> **Task instructions**
Transcribe every entry word for word, leaving out all images.

> **Data to process**
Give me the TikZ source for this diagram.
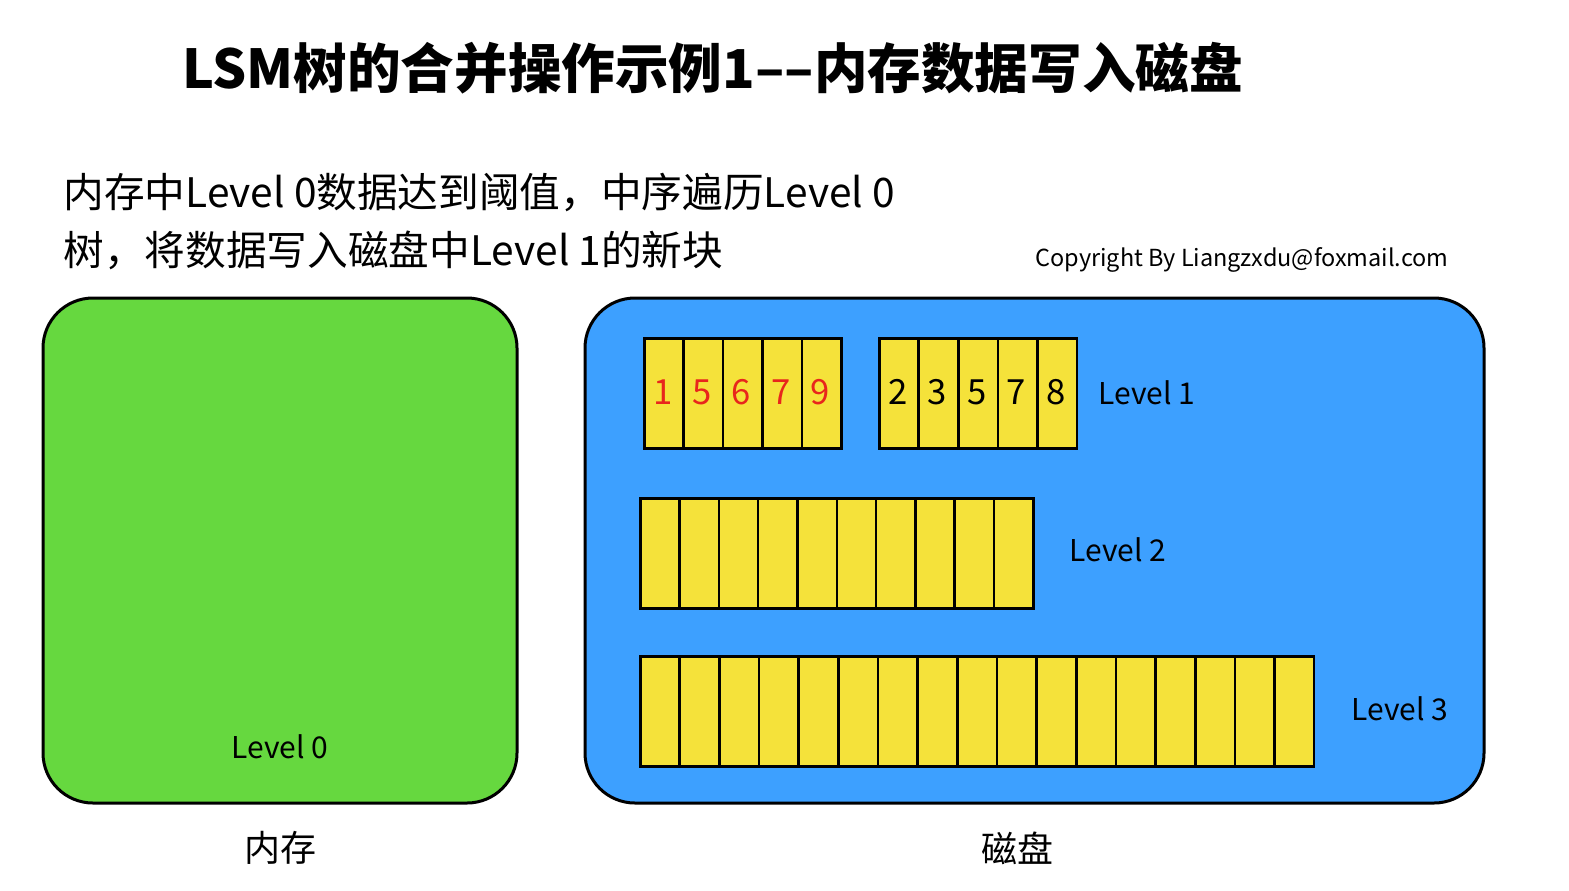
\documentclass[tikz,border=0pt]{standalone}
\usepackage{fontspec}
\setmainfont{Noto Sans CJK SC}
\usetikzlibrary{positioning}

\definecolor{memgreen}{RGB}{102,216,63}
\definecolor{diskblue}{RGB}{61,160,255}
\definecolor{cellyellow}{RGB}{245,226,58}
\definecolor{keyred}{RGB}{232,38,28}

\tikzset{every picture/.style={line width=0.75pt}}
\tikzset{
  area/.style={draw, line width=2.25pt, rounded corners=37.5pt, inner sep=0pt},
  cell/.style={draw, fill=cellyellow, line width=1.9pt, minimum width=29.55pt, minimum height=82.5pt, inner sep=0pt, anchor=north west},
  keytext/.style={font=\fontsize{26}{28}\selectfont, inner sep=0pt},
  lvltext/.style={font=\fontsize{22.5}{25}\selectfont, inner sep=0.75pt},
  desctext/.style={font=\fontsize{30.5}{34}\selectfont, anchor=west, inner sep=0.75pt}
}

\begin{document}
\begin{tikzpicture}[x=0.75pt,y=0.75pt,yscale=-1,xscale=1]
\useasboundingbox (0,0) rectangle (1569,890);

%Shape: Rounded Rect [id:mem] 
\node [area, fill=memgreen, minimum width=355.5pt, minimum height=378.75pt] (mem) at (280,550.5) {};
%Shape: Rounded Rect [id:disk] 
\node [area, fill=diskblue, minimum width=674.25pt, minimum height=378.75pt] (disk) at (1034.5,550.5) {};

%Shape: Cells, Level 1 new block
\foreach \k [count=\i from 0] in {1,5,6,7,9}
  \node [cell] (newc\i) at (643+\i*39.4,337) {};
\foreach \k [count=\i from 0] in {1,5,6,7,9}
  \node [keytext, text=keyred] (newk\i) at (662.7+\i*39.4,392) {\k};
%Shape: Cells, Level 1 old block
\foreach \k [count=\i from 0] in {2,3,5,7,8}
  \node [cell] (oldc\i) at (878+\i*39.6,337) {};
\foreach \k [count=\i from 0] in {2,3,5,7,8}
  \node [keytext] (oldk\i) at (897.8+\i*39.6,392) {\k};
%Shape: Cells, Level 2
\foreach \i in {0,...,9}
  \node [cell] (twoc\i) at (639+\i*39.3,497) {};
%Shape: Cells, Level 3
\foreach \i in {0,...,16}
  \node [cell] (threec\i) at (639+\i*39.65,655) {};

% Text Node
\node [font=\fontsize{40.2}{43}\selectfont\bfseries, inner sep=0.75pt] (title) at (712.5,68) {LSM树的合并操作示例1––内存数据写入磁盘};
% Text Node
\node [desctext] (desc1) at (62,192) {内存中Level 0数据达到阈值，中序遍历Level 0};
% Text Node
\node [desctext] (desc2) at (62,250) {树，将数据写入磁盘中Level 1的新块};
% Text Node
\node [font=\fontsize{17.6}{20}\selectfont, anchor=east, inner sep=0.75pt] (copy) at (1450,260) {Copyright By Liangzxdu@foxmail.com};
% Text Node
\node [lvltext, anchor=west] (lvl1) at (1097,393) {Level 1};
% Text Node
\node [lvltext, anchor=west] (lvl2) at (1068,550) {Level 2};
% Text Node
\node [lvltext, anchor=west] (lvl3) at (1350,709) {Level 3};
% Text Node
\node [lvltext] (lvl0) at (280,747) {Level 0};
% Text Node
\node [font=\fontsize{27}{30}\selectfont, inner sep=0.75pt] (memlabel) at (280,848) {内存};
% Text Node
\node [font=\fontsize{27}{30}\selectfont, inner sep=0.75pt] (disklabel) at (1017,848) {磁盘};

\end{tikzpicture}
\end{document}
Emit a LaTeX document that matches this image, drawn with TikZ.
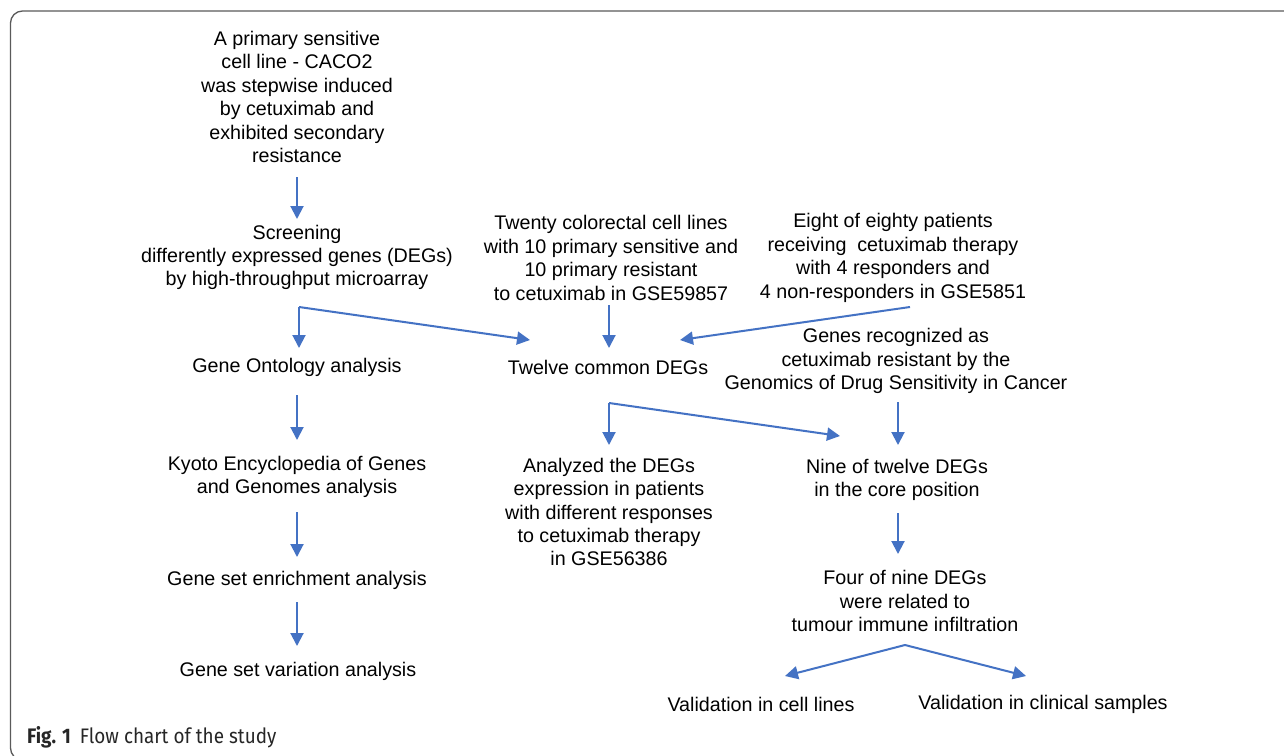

> **Task answer**
Give me the TikZ source for this diagram.
\documentclass[tikz,border=0pt]{standalone}
\usepackage{fontspec}
\setmainfont{Noto Sans CJK SC}
\usetikzlibrary{positioning}

\definecolor{memgreen}{RGB}{102,216,63}
\definecolor{diskblue}{RGB}{61,160,255}
\definecolor{cellyellow}{RGB}{245,226,58}
\definecolor{keyred}{RGB}{232,38,28}

\tikzset{every picture/.style={line width=0.75pt}}
\tikzset{
  area/.style={draw, line width=2.25pt, rounded corners=37.5pt, inner sep=0pt},
  cell/.style={draw, fill=cellyellow, line width=1.9pt, minimum width=29.55pt, minimum height=82.5pt, inner sep=0pt, anchor=north west},
  keytext/.style={font=\fontsize{26}{28}\selectfont, inner sep=0pt},
  lvltext/.style={font=\fontsize{22.5}{25}\selectfont, inner sep=0.75pt},
  desctext/.style={font=\fontsize{30.5}{34}\selectfont, anchor=west, inner sep=0.75pt}
}

\begin{document}
\begin{tikzpicture}[x=0.75pt,y=0.75pt,yscale=-1,xscale=1]
\useasboundingbox (0,0) rectangle (1569,890);

%Shape: Rounded Rect [id:mem] 
\node [area, fill=memgreen, minimum width=355.5pt, minimum height=378.75pt] (mem) at (280,550.5) {};
%Shape: Rounded Rect [id:disk] 
\node [area, fill=diskblue, minimum width=674.25pt, minimum height=378.75pt] (disk) at (1034.5,550.5) {};

%Shape: Cells, Level 1 new block
\foreach \k [count=\i from 0] in {1,5,6,7,9}
  \node [cell] (newc\i) at (643+\i*39.4,337) {};
\foreach \k [count=\i from 0] in {1,5,6,7,9}
  \node [keytext, text=keyred] (newk\i) at (662.7+\i*39.4,392) {\k};
%Shape: Cells, Level 1 old block
\foreach \k [count=\i from 0] in {2,3,5,7,8}
  \node [cell] (oldc\i) at (878+\i*39.6,337) {};
\foreach \k [count=\i from 0] in {2,3,5,7,8}
  \node [keytext] (oldk\i) at (897.8+\i*39.6,392) {\k};
%Shape: Cells, Level 2
\foreach \i in {0,...,9}
  \node [cell] (twoc\i) at (639+\i*39.3,497) {};
%Shape: Cells, Level 3
\foreach \i in {0,...,16}
  \node [cell] (threec\i) at (639+\i*39.65,655) {};

% Text Node
\node [font=\fontsize{40.2}{43}\selectfont\bfseries, inner sep=0.75pt] (title) at (712.5,68) {LSM树的合并操作示例1––内存数据写入磁盘};
% Text Node
\node [desctext] (desc1) at (62,192) {内存中Level 0数据达到阈值，中序遍历Level 0};
% Text Node
\node [desctext] (desc2) at (62,250) {树，将数据写入磁盘中Level 1的新块};
% Text Node
\node [font=\fontsize{17.6}{20}\selectfont, anchor=east, inner sep=0.75pt] (copy) at (1450,260) {Copyright By Liangzxdu@foxmail.com};
% Text Node
\node [lvltext, anchor=west] (lvl1) at (1097,393) {Level 1};
% Text Node
\node [lvltext, anchor=west] (lvl2) at (1068,550) {Level 2};
% Text Node
\node [lvltext, anchor=west] (lvl3) at (1350,709) {Level 3};
% Text Node
\node [lvltext] (lvl0) at (280,747) {Level 0};
% Text Node
\node [font=\fontsize{27}{30}\selectfont, inner sep=0.75pt] (memlabel) at (280,848) {内存};
% Text Node
\node [font=\fontsize{27}{30}\selectfont, inner sep=0.75pt] (disklabel) at (1017,848) {磁盘};

\end{tikzpicture}
\end{document}
Emit a LaTeX document that matches this image, drawn with TikZ.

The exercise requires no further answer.